A unionized Western New York food distributor may proceed with plans to sell its operations to a non-union purchaser without threat of a strike by its current workforce, a federal district court in Buffalo has held. Will Poultry, Inc. v. Teamsters Local 264, No. 13-CV-1135 (W.D.N.Y. Dec. 23, 2013).
The court granted Will Poultry, Inc., the largest locally-owned, full-time beef, pork, poultry, seafood, kosher and international food distributor in Western New York, a preliminary injunction barring Teamsters Local 264 from pulling the company’s approximately 60 unionized employees off the job, and jeopardizing the sale of the company by its 86-year-old owner, Donald Will, to a potential buyer who intends to keep the business in Buffalo and retain some of its employees. It took the company three years to find the prospective purchaser and enter into an asset purchase agreement.
The asset purchase agreement called upon Will Poultry to terminate all its employees prior to closing and provided that the purchaser would not have to recognize Local 264 or assume Will Poultry’s collective bargaining agreement (CBA) with Local 264. There was no provision in the CBA requiring the company to assure that a purchaser would recognize the union, assume the agreement or retain the represented employees. (Some or all of these provisions typically are contained in a CBA clause often referred to as a “successors and assigns” clause.) The company gave Worker Adjustment and Retraining Notification Act (WARN) notices under federal and state law and offered to negotiate with the union over the effects of the sale. The union, however, insisted on amending the CBA to include a broad successors and assigns clause and threatened a strike if Will Poultry did not accede.
The union also filed a grievance over the WARN notices, claiming the impending worker dismissals violated the CBA’s layoff provision. The CBA provided that “all grievances and disputes arising out of the CBA” would be resolved by a mandatory grievance and arbitration procedure, but it lacked a no-strike clause. Yet another provision stated, in part, that if either party desired changes in the CBA, the parties would begin talks promptly “and that pending the results of negotiation, neither party shall change conditions existing under this Contract.”
Fearful that a union strike would kill the sale and cause irreparable injury to its good will and business, Will Poultry sought judicial relief and the court agreed to grant it. While such relief generally is unavailable in labor disputes, the court observed that in Boys Market, Inc. v. Retail Clerk’s Union, Local 770, 398 U.S. 235 (1970), the Supreme Court had made an exception where a case “arises out of grievance that is the subject of compulsory arbitration” and other “equitable” requirements are met. This was such a case, the district court concluded. The CBA’s mandatory grievance-arbitration clause gave rise to an implied undertaking by the union not to strike. Furthermore, the court decided, the underlying dispute over the WARN notices was subject to the mandatory grievance arbitration procedure. Thus, the case could qualify for injunction.

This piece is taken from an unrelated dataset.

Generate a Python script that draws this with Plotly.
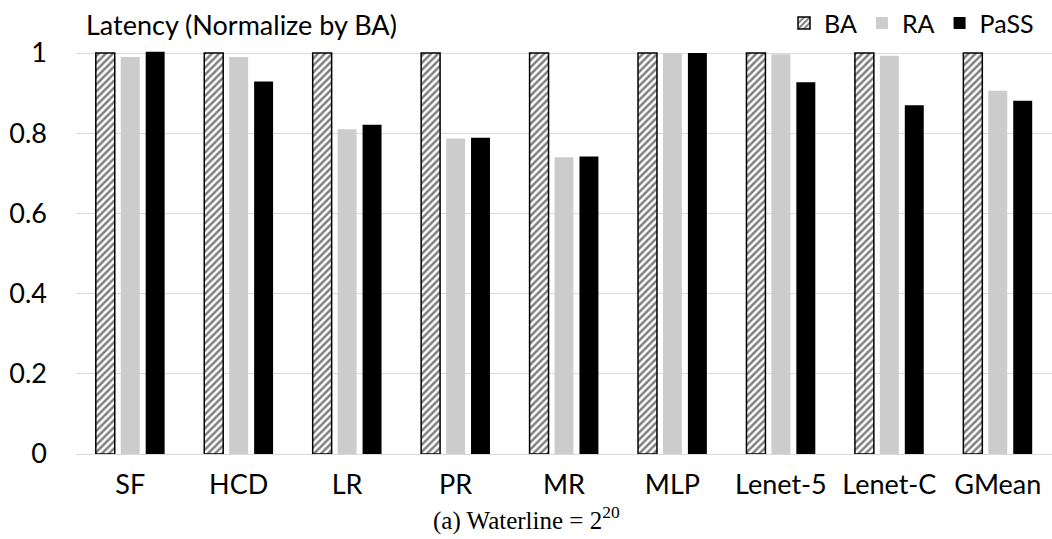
import plotly.graph_objects as go

categories = ["SF", "HCD", "LR", "PR", "MR", "MLP", "Lenet-5", "Lenet-C", "GMean"]
ba = [1.0, 1.0, 1.0, 1.0, 1.0, 1.0, 1.0, 1.0, 1.0]
ra = [0.990, 0.990, 0.810, 0.787, 0.740, 1.0, 0.997, 0.993, 0.906]
pass_ = [1.003, 0.929, 0.821, 0.789, 0.742, 1.0, 0.927, 0.870, 0.881]
yticks = [0, 0.2, 0.4, 0.6, 0.8, 1]
ytick_text = ["0", "0.2", "0.4", "0.6", "0.8", "1"]

W, H = 1052, 539
ML, MR_, MT, MB = 76, 0, 35, 85
plot_w = W - ML - MR_
plot_h = H - MT - MB

def py(pix):
    # pixel row -> paper y
    return 1 + (MT - pix) / plot_h

def px(pix):
    return (pix - ML) / plot_w

fig = go.Figure()
fig.add_trace(go.Bar(
    x=categories, y=ba, name="BA",
    marker=dict(color="white", line=dict(color="black", width=1.5),
                pattern=dict(shape="/", fgcolor="black", bgcolor="white", size=5, solidity=0.5)),
))
fig.add_trace(go.Bar(
    x=categories, y=ra, name="RA",
    marker=dict(color="#cccccc", line=dict(width=0)),
))
fig.add_trace(go.Bar(
    x=categories, y=pass_, name="PaSS",
    marker=dict(color="black", line=dict(width=0)),
))

font = "Lato, 'Open Sans', sans-serif"

fig.update_layout(
    width=W, height=H,
    margin=dict(l=ML, r=MR_, t=MT, b=MB),
    paper_bgcolor="white", plot_bgcolor="white",
    barmode="group", bargap=0.31, bargroupgap=0.24,
    font=dict(family=font, size=27, color="black"),
    showlegend=True,
    legend=dict(orientation="h", x=px(1039), xanchor="right", y=py(17), yanchor="middle",
                font=dict(size=25, family=font), bgcolor="rgba(0,0,0,0)",
                itemwidth=30, tracegroupgap=0),
    annotations=[
        dict(text="Latency (Normalize by BA)", xref="paper", yref="paper",
             x=px(84), y=py(18), xanchor="left", yanchor="middle",
             showarrow=False, font=dict(size=27, family=font)),
        dict(text="(a) Waterline = 2<sup>20</sup>", xref="paper", yref="paper",
             x=px(526), y=py(519), xanchor="center", yanchor="middle",
             showarrow=False,
             font=dict(size=25, family="'Liberation Serif', 'Times New Roman', serif")),
    ],
)
fig.update_yaxes(
    range=[0, 1.03], tickvals=yticks, ticktext=ytick_text,
    showgrid=True, gridcolor="#d9d9d9", gridwidth=1,
    zeroline=False, showline=False, ticks="", ticklabelstandoff=28,
    tickfont=dict(size=27, family=font),
)
fig.update_xaxes(
    showline=True, linecolor="#d9d9d9", linewidth=1, ticks="",
    ticklabelstandoff=7, tickfont=dict(size=27, family=font),
)

fig.write_html("out.html")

The court also rejected a Teamsters argument that the parties’ disagreement over the union’s demand for a successors and assigns clause — an issue not covered by the grievance/arbitration clause, and therefore not subject to the Boys Market exception — as misplaced. Here, the CBA specified procedures for negotiating changes. Thus, this issue, too, would be subject to the agreement’s arbitration procedures, and a threatened job action over the negotiations could be enjoined.
Finally, noting particularly that “the loss of business, business reputation and customer goodwill due to work stoppages constitutes irreparable harm,” and might cause the sale to collapse, the court found Will Poultry satisfied the “equitable” requirements for an injunction. Therefore, the court ordered that the union be barred from striking.
“Successors and assigns” clauses of the type sought by the union sometimes are incorporated in collective bargaining agreements, but their presence or absence can make a significant difference when a company seeks to sell its assets to a prospective purchaser.